Aim
Beginning with the line that contains "Emit a Python" and ending with the line that contains "from bokeh.resources import INLINE", reproduce each line exactly; include both and add nothing.

Data supplied

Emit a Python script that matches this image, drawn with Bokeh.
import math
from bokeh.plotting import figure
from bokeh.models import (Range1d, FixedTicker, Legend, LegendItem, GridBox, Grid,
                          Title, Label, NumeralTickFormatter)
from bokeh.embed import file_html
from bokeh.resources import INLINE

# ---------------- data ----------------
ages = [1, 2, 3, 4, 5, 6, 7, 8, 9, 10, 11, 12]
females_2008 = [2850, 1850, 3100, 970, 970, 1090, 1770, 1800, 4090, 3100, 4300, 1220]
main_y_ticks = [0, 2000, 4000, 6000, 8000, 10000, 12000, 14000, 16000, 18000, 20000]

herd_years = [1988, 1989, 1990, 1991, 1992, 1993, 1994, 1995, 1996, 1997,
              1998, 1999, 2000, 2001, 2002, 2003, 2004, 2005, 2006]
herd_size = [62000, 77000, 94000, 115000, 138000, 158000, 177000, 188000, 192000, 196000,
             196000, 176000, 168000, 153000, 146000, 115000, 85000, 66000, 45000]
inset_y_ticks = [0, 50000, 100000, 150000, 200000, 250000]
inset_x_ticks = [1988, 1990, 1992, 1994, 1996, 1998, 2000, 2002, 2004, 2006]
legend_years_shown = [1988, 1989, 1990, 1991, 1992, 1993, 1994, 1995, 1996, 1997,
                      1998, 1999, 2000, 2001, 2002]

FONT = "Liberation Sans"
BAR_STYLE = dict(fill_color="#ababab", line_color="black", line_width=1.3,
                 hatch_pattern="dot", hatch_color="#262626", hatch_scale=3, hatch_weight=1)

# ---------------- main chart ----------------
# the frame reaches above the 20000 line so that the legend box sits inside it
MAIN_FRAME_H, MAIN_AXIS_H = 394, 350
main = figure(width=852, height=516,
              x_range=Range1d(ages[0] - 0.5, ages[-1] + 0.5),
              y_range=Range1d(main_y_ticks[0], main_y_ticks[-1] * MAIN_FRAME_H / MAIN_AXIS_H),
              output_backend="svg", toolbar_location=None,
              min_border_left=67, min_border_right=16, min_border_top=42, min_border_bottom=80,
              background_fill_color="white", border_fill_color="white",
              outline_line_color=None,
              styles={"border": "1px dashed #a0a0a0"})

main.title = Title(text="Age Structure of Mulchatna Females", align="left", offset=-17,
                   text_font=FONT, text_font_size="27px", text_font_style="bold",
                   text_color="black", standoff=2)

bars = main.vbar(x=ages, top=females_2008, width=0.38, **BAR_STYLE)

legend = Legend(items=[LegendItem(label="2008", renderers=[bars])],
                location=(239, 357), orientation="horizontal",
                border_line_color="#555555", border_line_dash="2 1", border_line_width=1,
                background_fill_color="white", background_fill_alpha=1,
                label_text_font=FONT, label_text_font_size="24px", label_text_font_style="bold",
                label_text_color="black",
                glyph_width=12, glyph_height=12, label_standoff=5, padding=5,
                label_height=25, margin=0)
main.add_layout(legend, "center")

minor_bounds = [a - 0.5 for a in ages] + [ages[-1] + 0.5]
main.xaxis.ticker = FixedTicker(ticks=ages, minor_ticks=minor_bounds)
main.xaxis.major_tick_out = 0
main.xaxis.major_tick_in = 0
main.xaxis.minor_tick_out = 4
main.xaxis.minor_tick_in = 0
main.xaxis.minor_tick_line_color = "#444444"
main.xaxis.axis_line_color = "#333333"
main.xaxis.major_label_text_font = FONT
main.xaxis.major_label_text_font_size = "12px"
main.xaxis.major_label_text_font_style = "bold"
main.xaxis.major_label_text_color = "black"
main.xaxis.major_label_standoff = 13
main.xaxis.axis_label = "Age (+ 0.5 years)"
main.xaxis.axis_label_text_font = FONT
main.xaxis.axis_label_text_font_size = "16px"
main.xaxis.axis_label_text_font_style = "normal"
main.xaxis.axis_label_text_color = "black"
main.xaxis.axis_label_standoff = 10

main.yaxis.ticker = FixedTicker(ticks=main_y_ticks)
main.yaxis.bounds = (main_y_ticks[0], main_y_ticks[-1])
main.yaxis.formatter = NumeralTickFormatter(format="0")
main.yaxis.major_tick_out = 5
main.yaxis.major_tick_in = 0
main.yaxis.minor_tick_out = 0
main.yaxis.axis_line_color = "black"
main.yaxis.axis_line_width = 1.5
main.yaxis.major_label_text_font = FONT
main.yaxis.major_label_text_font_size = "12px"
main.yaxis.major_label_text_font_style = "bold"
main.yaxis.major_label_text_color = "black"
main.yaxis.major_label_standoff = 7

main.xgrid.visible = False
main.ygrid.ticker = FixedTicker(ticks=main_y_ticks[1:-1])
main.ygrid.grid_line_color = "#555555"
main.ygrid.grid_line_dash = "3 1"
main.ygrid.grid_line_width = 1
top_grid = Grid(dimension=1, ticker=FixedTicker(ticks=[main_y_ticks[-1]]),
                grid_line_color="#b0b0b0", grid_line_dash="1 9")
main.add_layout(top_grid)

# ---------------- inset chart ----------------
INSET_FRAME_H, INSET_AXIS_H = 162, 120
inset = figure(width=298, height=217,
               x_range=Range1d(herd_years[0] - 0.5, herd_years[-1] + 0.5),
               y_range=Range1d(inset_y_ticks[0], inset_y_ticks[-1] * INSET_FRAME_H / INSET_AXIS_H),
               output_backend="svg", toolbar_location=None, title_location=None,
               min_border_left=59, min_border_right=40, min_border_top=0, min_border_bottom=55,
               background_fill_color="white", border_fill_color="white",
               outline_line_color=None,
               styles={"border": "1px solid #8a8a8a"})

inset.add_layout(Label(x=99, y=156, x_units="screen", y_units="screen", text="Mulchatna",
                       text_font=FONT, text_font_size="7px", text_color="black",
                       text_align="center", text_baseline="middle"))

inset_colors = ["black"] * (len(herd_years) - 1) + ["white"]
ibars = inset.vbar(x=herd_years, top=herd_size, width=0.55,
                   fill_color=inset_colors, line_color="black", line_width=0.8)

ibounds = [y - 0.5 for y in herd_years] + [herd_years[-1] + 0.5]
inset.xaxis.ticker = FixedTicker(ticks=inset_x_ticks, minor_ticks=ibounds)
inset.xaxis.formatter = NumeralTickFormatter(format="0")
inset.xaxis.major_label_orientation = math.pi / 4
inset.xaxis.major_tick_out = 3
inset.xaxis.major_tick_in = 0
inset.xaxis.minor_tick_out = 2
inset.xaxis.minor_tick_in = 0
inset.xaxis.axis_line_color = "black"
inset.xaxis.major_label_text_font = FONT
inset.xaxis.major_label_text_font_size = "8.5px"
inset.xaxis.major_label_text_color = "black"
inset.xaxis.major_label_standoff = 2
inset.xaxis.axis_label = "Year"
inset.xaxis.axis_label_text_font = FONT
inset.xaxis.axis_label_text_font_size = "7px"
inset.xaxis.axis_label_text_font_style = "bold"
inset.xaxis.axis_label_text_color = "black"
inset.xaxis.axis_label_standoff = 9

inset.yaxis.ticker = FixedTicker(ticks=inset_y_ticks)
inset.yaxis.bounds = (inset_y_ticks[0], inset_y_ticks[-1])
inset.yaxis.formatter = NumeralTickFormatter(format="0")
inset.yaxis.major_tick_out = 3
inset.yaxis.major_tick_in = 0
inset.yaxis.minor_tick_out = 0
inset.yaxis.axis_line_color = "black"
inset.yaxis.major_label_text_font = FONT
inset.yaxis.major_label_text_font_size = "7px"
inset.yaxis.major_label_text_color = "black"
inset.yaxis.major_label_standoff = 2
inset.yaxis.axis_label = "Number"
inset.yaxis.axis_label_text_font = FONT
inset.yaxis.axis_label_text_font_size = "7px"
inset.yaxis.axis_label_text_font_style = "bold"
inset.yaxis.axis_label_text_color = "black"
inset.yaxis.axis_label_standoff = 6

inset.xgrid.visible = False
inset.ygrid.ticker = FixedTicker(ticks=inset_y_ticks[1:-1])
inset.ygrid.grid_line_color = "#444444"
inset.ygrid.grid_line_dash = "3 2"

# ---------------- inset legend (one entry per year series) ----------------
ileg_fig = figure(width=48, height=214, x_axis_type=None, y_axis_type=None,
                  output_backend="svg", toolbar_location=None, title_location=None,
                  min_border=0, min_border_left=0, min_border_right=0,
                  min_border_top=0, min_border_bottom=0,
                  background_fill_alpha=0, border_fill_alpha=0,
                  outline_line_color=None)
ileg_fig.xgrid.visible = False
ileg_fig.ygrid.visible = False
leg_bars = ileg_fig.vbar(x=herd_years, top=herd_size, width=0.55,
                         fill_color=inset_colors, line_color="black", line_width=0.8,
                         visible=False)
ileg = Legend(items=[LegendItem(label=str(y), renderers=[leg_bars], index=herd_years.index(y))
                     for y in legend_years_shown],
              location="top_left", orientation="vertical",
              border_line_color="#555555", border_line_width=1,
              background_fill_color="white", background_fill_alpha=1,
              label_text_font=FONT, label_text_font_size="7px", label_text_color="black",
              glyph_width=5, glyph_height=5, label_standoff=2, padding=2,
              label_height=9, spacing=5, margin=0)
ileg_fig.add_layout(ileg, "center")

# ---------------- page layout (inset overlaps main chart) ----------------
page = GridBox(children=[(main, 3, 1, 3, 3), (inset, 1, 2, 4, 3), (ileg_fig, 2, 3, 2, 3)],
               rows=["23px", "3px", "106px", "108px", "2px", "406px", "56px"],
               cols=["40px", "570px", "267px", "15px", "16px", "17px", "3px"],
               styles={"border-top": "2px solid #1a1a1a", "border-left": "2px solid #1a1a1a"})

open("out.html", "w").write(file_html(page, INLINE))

* * *

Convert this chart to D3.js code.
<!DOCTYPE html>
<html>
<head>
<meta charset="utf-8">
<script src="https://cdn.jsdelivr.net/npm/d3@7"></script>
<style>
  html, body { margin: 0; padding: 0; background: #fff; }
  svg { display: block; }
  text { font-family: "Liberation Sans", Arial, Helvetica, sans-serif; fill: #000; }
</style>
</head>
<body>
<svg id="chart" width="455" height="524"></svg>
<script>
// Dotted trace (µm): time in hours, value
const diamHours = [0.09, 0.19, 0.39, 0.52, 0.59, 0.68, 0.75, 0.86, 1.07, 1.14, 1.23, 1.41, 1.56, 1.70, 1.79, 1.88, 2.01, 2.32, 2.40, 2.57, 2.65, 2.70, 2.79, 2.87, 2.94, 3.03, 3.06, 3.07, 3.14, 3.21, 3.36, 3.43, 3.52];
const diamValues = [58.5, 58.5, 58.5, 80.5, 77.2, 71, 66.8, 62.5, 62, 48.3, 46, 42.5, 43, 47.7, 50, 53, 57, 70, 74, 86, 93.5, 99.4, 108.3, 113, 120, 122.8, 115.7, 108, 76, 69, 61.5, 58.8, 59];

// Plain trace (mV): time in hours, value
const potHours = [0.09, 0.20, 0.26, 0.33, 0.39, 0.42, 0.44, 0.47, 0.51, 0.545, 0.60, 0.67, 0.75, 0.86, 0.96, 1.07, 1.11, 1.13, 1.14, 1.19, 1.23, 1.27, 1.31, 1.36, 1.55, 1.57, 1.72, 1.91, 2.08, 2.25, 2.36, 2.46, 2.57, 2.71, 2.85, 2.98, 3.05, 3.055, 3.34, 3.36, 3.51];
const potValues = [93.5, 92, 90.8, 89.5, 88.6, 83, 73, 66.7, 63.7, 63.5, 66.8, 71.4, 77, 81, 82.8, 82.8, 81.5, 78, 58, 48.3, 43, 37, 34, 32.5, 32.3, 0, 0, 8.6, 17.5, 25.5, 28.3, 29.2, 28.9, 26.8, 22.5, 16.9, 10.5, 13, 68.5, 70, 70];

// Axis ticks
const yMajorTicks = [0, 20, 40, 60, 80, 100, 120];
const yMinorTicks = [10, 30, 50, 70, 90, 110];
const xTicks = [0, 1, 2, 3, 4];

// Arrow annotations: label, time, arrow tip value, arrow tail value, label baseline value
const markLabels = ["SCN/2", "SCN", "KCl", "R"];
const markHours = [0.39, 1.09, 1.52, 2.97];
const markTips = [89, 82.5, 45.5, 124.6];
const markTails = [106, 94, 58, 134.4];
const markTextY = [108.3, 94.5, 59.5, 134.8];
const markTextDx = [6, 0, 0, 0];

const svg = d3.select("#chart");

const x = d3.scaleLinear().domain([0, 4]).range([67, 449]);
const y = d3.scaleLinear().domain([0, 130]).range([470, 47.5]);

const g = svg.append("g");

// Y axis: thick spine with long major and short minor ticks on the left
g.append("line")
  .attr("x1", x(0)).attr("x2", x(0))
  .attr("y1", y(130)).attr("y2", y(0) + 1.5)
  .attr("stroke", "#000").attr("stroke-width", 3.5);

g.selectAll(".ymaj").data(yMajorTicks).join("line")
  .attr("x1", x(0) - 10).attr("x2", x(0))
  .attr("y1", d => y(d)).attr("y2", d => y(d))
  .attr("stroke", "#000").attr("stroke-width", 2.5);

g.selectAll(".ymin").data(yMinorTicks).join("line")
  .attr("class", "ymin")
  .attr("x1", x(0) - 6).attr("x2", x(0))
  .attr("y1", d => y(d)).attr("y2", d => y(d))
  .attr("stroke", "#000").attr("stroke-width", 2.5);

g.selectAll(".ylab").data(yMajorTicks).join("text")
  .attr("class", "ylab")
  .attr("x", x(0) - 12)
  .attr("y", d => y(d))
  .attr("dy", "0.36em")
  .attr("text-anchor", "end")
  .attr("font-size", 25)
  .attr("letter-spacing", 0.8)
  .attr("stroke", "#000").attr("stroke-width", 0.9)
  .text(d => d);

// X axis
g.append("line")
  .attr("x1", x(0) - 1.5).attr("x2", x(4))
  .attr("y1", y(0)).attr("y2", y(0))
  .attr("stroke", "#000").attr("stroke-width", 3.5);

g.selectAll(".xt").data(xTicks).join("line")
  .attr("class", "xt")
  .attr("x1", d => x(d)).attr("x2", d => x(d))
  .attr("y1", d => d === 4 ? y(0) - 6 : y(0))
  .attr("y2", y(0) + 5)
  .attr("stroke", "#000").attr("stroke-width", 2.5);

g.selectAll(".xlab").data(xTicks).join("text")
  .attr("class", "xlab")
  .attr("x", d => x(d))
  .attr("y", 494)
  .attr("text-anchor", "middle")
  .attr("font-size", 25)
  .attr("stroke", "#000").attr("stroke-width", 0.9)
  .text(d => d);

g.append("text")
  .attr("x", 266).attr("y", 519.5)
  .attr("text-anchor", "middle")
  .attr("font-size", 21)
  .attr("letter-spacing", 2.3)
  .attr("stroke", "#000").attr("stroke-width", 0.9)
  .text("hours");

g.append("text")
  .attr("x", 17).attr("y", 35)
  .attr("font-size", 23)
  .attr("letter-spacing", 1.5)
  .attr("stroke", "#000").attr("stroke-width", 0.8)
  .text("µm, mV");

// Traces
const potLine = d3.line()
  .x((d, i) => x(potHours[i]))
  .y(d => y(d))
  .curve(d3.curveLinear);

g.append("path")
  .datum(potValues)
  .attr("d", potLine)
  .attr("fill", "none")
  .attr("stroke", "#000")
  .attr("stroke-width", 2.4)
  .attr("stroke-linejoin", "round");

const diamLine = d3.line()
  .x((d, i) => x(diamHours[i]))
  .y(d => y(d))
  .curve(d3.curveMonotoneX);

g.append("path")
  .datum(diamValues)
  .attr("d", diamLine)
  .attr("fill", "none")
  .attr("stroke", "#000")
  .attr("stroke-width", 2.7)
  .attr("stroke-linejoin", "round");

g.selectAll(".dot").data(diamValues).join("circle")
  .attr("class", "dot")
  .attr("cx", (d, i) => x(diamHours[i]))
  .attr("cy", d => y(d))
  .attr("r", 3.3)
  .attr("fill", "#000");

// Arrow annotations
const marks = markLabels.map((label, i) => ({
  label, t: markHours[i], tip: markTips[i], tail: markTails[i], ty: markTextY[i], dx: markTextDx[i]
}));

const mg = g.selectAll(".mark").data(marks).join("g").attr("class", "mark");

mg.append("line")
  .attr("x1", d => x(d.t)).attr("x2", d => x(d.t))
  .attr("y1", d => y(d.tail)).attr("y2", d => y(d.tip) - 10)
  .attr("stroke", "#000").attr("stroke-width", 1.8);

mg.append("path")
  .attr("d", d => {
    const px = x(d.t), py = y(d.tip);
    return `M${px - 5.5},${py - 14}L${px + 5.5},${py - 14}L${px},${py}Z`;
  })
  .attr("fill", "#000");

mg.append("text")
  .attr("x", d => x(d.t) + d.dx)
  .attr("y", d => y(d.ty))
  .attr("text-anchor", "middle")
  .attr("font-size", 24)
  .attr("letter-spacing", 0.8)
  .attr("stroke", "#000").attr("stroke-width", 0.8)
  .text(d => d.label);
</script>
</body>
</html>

Result of the exercise
Emit a Python script that matches this image, drawn with Bokeh.
import math
from bokeh.plotting import figure
from bokeh.models import (Range1d, FixedTicker, Legend, LegendItem, GridBox, Grid,
                          Title, Label, NumeralTickFormatter)
from bokeh.embed import file_html
from bokeh.resources import INLINE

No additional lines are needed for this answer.